_EXCERPTED DATA_:
<<<<

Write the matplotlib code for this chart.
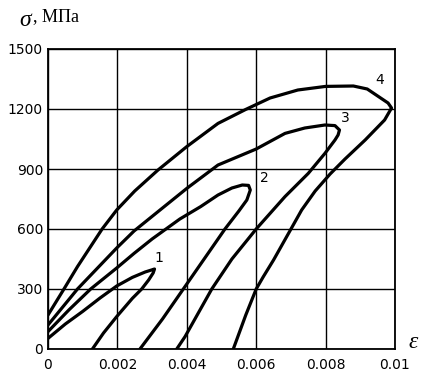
import matplotlib
matplotlib.use("Agg")
import matplotlib.pyplot as plt

# strain / stress loops
eps1 = [0.0, 0.0005, 0.001, 0.0015, 0.00198, 0.00243, 0.0028, 0.003, 0.00307, 0.00303, 0.0029, 0.0027, 0.00243, 0.00198, 0.0016, 0.00128]
sig1 = [53, 125, 188, 255, 315, 358, 385, 396, 400, 380, 345, 300, 253, 162, 80, 0]

eps2 = [0.0, 0.0006, 0.00123, 0.00198, 0.00248, 0.003, 0.0038, 0.0044, 0.0049, 0.0053, 0.0056, 0.00578, 0.00583, 0.00573, 0.0055, 0.0051, 0.00448, 0.0039, 0.0033, 0.00265]
sig2 = [87, 195, 300, 405, 478, 550, 650, 712, 770, 805, 820, 818, 795, 745, 690, 600, 445, 300, 150, 0]

eps3 = [0.0, 0.00085, 0.00198, 0.00248, 0.0033, 0.004, 0.0049, 0.006, 0.00683, 0.0074, 0.00798, 0.00827, 0.0084, 0.00836, 0.00827, 0.00798, 0.0075, 0.00683, 0.006, 0.0053, 0.00472, 0.00395, 0.00371]
sig3 = [120, 300, 505, 590, 705, 803, 920, 1000, 1078, 1105, 1120, 1117, 1095, 1070, 1045, 978, 878, 762, 600, 450, 300, 62, 0]

eps4 = [0.0, 0.00046, 0.00085, 0.00156, 0.00198, 0.0025, 0.00317, 0.004, 0.0049, 0.0057, 0.0064, 0.0072, 0.008, 0.0088, 0.0092, 0.0095, 0.0098, 0.0099, 0.0097, 0.00914, 0.00856, 0.00813, 0.0077, 0.00731, 0.00697, 0.0065, 0.0062, 0.006, 0.0057, 0.00534]
sig4 = [170, 300, 412, 600, 695, 790, 895, 1012, 1128, 1198, 1255, 1295, 1313, 1315, 1300, 1265, 1230, 1205, 1145, 1045, 950, 875, 790, 695, 590, 445, 360, 300, 170, 0]

curve_names = ["1", "2", "3", "4"]
label_eps = [0.0032, 0.00623, 0.00856, 0.00957]
label_sig = [455, 855, 1153, 1345]

x_ticks = [0, 0.002, 0.004, 0.006, 0.008, 0.01]
x_labels = ["0", "0.002", "0.004", "0.006", "0.008", "0.01"]
y_ticks = [0, 300, 600, 900, 1200, 1500]

plt.rcParams["mathtext.fontset"] = "custom"
plt.rcParams["mathtext.it"] = "Liberation Serif:italic"
plt.rcParams["mathtext.rm"] = "Liberation Serif"

fig = plt.figure(figsize=(4.38, 3.80), dpi=100)
ax = fig.add_axes([48 / 438, 1 - 349 / 380, 347 / 438, 300 / 380])

for e, s in zip([eps1, eps2, eps3, eps4], [sig1, sig2, sig3, sig4]):
    ax.plot(e, s, color="black", lw=2.3, solid_joinstyle="round", solid_capstyle="round", zorder=3)

for name, xe, ys in zip(curve_names, label_eps, label_sig):
    ax.text(xe, ys, name, fontsize=10, family="DejaVu Sans", ha="center", va="center")

ax.set_xlim(0, 0.01)
ax.set_ylim(0, 1500)
ax.set_xticks(x_ticks)
ax.set_xticklabels(x_labels)
ax.set_yticks(y_ticks)
ax.tick_params(length=0, labelsize=10)
ax.tick_params(axis="x", pad=6.5)
ax.tick_params(axis="y", pad=3.6)
for lab in ax.get_xticklabels() + ax.get_yticklabels():
    lab.set_family("DejaVu Sans")
ax.grid(True, color="black", lw=1.0)
for sp in ax.spines.values():
    sp.set_linewidth(1.3)

fig.text(19 / 438, 1 - 19 / 380, r"$\sigma$", fontsize=17, va="center")
fig.text(33 / 438, 1 - 17 / 380, ", МПа", fontsize=13, family="Liberation Serif", va="center")
fig.text(408 / 438, 1 - 341 / 380, r"$\varepsilon$", fontsize=17, va="center")

fig.savefig("out.png", dpi=100)
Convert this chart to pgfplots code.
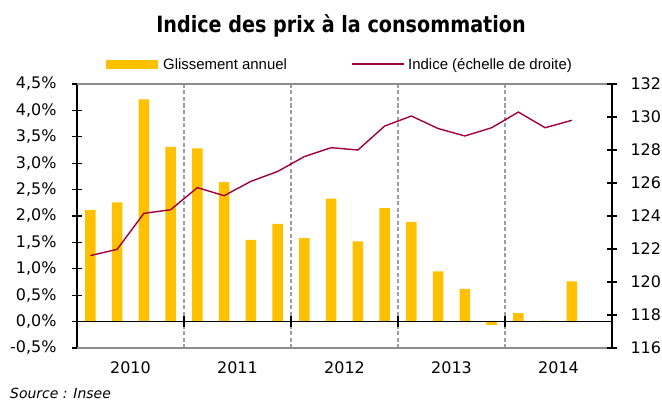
\documentclass[border=0pt]{standalone}
\usepackage{fontspec}
\setmainfont{DejaVu Sans}
\newfontfamily\titlefont{DejaVu Sans Condensed Bold}
\newfontfamily\legfont{Liberation Sans}
\usepackage{pgfplots}
\pgfplotsset{compat=1.18}
\definecolor{barc}{HTML}{FFC000}
\definecolor{linec}{HTML}{A0003C}
\begin{document}
\begin{tikzpicture}[x=1bp,y=1bp]
\path[use as bounding box] (0,0) rectangle (662,401);
\begin{axis}[at={(77bp,53bp)}, anchor=south west, scale only axis,
  width=535bp, height=264bp,
  xmin=0.5, xmax=20.5, ymin=-0.5, ymax=4.5,
  axis y line*=left, axis x line*=bottom, axis line style={-},
  x axis line style={draw=none},
  y axis line style={black, line width=1.3pt},
  xtick={2.5,6.5,10.5,14.5,18.5}, xticklabels={2010,2011,2012,2013,2014},
  x tick style={draw=none},
  xticklabel style={yshift=-5bp},
  ytick={-0.5,0,...,4.5},
  y tick style={black, line width=1.2pt},
  tick align=center, major tick length=10bp,
  tick label style={font=\fontsize{16}{19}\selectfont},
  /pgf/number format/assume math mode=true,
  yticklabel={\pgfmathprintnumber[fixed,fixed zerofill,precision=1,use comma]{\tick}\%},
  yticklabel style={xshift=-12bp},
  clip=false,
]
\draw[black!38, line width=1.2bp, dash pattern=on 4bp off 2.5bp] (4.5,-0.5) -- (4.5,4.5);
\draw[black!38, line width=1.2bp, dash pattern=on 4bp off 2.5bp] (8.5,-0.5) -- (8.5,4.5);
\draw[black!38, line width=1.2bp, dash pattern=on 4bp off 2.5bp] (12.5,-0.5) -- (12.5,4.5);
\draw[black!38, line width=1.2bp, dash pattern=on 4bp off 2.5bp] (16.5,-0.5) -- (16.5,4.5);
\draw[black!45, line width=1.6bp] (0.5,4.5) -- (20.5,4.5);
\draw[black!45, line width=1.6bp] (0.5,-0.5) -- (20.5,-0.5);
\addplot[ybar, bar width=10.5bp, fill=barc, draw=none] coordinates {
 (1,2.11) (2,2.26) (3,4.21) (4,3.31)
 (5,3.28) (6,2.64) (7,1.55) (8,1.85)
 (9,1.58) (10,2.33) (11,1.52) (12,2.15)
 (13,1.89) (14,0.95) (15,0.62) (16,-0.06)
 (17,0.16) (18,0.02) (19,0.76)
};
\draw[black, line width=1.3pt] (0.5,0) -- (20.5,0);
\draw[black, line width=1.2pt] (4.5,-0.1) -- (4.5,0.1);
\draw[black, line width=1.2pt] (8.5,-0.1) -- (8.5,0.1);
\draw[black, line width=1.2pt] (12.5,-0.1) -- (12.5,0.1);
\draw[black, line width=1.2pt] (16.5,-0.1) -- (16.5,0.1);
\end{axis}
\begin{axis}[at={(77bp,53bp)}, anchor=south west, scale only axis,
  width=535bp, height=264bp,
  xmin=0.5, xmax=20.5, ymin=116, ymax=132,
  axis y line*=right, axis x line=none, axis line style={-},
  y axis line style={black, line width=1.3pt},
  ytick={116,118,...,132},
  y tick style={black, line width=1.2pt},
  tick align=center, major tick length=10bp,
  tick label style={font=\fontsize{16}{19}\selectfont},
  /pgf/number format/assume math mode=true,
  yticklabel style={xshift=10bp},
]
\addplot[linec, line width=1.4pt, mark=none] coordinates {
 (1,121.6) (2,121.98) (3,124.16) (4,124.38)
 (5,125.72) (6,125.23) (7,126.1) (8,126.7)
 (9,127.6) (10,128.14) (11,128.0) (12,129.45)
 (13,130.06) (14,129.3) (15,128.85) (16,129.35)
 (17,130.3) (18,129.35) (19,129.8)
};
\end{axis}
\node[anchor=base, inner sep=0pt, font=\titlefont\fontsize{22.5}{26}\selectfont] at (341,369) {\scalebox{0.95}[1]{Indice des prix à la consommation}};
\fill[barc] (106,332) rectangle (158,341);
\node[anchor=base west, inner sep=0pt, font=\legfont\fontsize{15}{18}\selectfont] at (163,332) {Glissement annuel};
\draw[linec, line width=1.4pt] (352,337) -- (404,337);
\node[anchor=base west, inner sep=0pt, font=\legfont\fontsize{15}{18}\selectfont] at (408,332) {Indice (échelle de droite)};
\node[anchor=base west, inner sep=0pt, font=\itshape\fontsize{14}{17}\selectfont] at (10,2.5) {Source : Insee};
\end{tikzpicture}
\end{document}
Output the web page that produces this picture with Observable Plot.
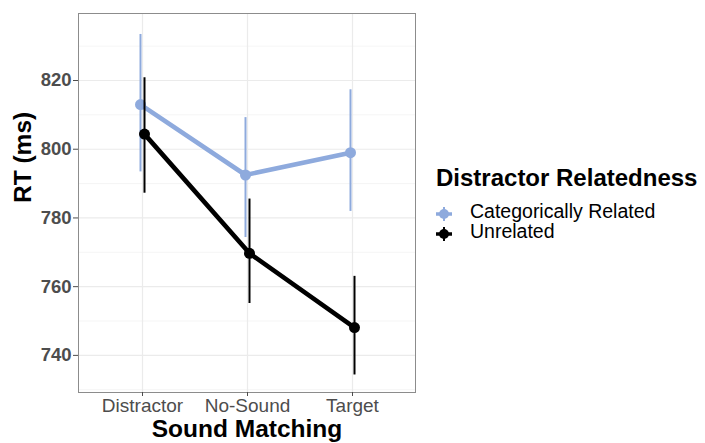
<!DOCTYPE html>
<html>
<head>
<meta charset="utf-8">
<script src="https://cdn.jsdelivr.net/npm/d3@7"></script>
<script src="https://cdn.jsdelivr.net/npm/@observablehq/plot@0.6"></script>
<style>
  body { margin: 0; background: white; }
  #wrap { position: relative; width: 705px; height: 443px; font-family: "Liberation Sans", Arial, sans-serif; }
  #legend { position: absolute; left: 0; top: 0; }
</style>
</head>
<body>
<div id="wrap"></div>
<script>
// ---- data ----
const categories = ["Distractor", "No-Sound", "Target"];
const seriesNames = ["Categorically Related", "Unrelated"];
const relatedMean = [813, 792.5, 799];
const relatedLow  = [793.4, 774.3, 781.9];
const relatedHigh = [833.4, 809.2, 817.3];
const unrelatedMean = [804.4, 769.7, 748.1];
const unrelatedLow  = [787.2, 755.1, 734.3];
const unrelatedHigh = [820.8, 785.5, 763.0];
const yMajorTicks = [740, 760, 780, 800, 820];
const yMinorTicks = [730, 750, 770, 790, 810, 830];
const colors = ["#8eaadd", "#000000"];

const related = categories.map((c, i) => ({cat: c, mean: relatedMean[i], lo: relatedLow[i], hi: relatedHigh[i]}));
const unrelated = categories.map((c, i) => ({cat: c, mean: unrelatedMean[i], lo: unrelatedLow[i], hi: unrelatedHigh[i]}));

const font = "'Liberation Sans', Arial, sans-serif";

function seriesMarks(data, color, dx) {
  return [
    Plot.line(data, {x: "cat", y: "mean", stroke: color, strokeWidth: 4.6, dx}),
    Plot.ruleX(data, {x: "cat", y1: "lo", y2: "hi", stroke: color, strokeWidth: 2, dx}),
    Plot.dot(data, {x: "cat", y: "mean", r: 5.5, fill: color, stroke: "none", dx})
  ];
}

const chart = Plot.plot({
  width: 705,
  height: 443,
  marginLeft: 78,
  marginRight: 290,
  marginTop: 13,
  marginBottom: 51,
  style: {fontFamily: font, background: "white", overflow: "visible"},
  x: {type: "point", domain: categories, padding: 0.6, label: null},
  y: {domain: [729.2, 839.5], label: null},
  marks: [
    Plot.gridY(yMinorTicks, {stroke: "#f3f3f3", strokeOpacity: 1, strokeWidth: 0.8}),
    Plot.gridY(yMajorTicks, {stroke: "#ebebeb", strokeOpacity: 1, strokeWidth: 1.2}),
    Plot.gridX(categories, {stroke: "#ebebeb", strokeOpacity: 1, strokeWidth: 1.2}),
    Plot.frame({stroke: "#8c8c8c", strokeWidth: 1}),
    Plot.axisY(yMajorTicks, {tickSize: 5, tickPadding: 2, fontSize: 18.5, fontWeight: "bold", color: "#4d4d4d", label: null}),
    Plot.axisX(categories, {tickSize: 4, tickPadding: 2, fontSize: 19, color: "#4d4d4d", label: null}),
    ...seriesMarks(related, colors[0], -2),
    ...seriesMarks(unrelated, colors[1], 2),
    Plot.text(["Sound Matching"], {frameAnchor: "bottom", dy: 44, lineAnchor: "bottom", fontSize: 24.5, fontWeight: "bold", fill: "black"}),
    Plot.text(["RT (ms)"], {frameAnchor: "left", dx: -55, rotate: -90, lineAnchor: "middle", fontSize: 24.5, fontWeight: "bold", fill: "black"})
  ]
});

const wrap = document.getElementById("wrap");
wrap.appendChild(chart);

// ---- legend ----
const leg = d3.select(wrap).append("svg")
  .attr("id", "legend")
  .attr("width", 705).attr("height", 443)
  .style("font-family", font)
  .style("pointer-events", "none");

leg.append("text")
  .attr("x", 436).attr("y", 186)
  .attr("font-size", 24).attr("font-weight", "bold").attr("fill", "black")
  .text("Distractor Relatedness");

const itemY = [211, 231];
seriesNames.forEach((name, i) => {
  const cy = itemY[i] + 3;
  const g = leg.append("g");
  g.append("line").attr("x1", 436).attr("x2", 452).attr("y1", cy).attr("y2", cy)
    .attr("stroke", colors[i]).attr("stroke-width", 3.5);
  g.append("line").attr("x1", 444).attr("x2", 444).attr("y1", cy - 7).attr("y2", cy + 7)
    .attr("stroke", colors[i]).attr("stroke-width", 2);
  g.append("circle").attr("cx", 444).attr("cy", cy).attr("r", 5).attr("fill", colors[i]);
  leg.append("text")
    .attr("x", 470).attr("y", itemY[i] + 7)
    .attr("font-size", 19.5).attr("fill", "black")
    .text(name);
});
</script>
</body>
</html>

>>>>

_PROBLEM_: Give the lines again word for word, from the start of the records to the line holding "300, 150, 0]", both included, and leave out any picture.

_EXERCISE RESPONSE_:
Write the matplotlib code for this chart.
import matplotlib
matplotlib.use("Agg")
import matplotlib.pyplot as plt

# strain / stress loops
eps1 = [0.0, 0.0005, 0.001, 0.0015, 0.00198, 0.00243, 0.0028, 0.003, 0.00307, 0.00303, 0.0029, 0.0027, 0.00243, 0.00198, 0.0016, 0.00128]
sig1 = [53, 125, 188, 255, 315, 358, 385, 396, 400, 380, 345, 300, 253, 162, 80, 0]

eps2 = [0.0, 0.0006, 0.00123, 0.00198, 0.00248, 0.003, 0.0038, 0.0044, 0.0049, 0.0053, 0.0056, 0.00578, 0.00583, 0.00573, 0.0055, 0.0051, 0.00448, 0.0039, 0.0033, 0.00265]
sig2 = [87, 195, 300, 405, 478, 550, 650, 712, 770, 805, 820, 818, 795, 745, 690, 600, 445, 300, 150, 0]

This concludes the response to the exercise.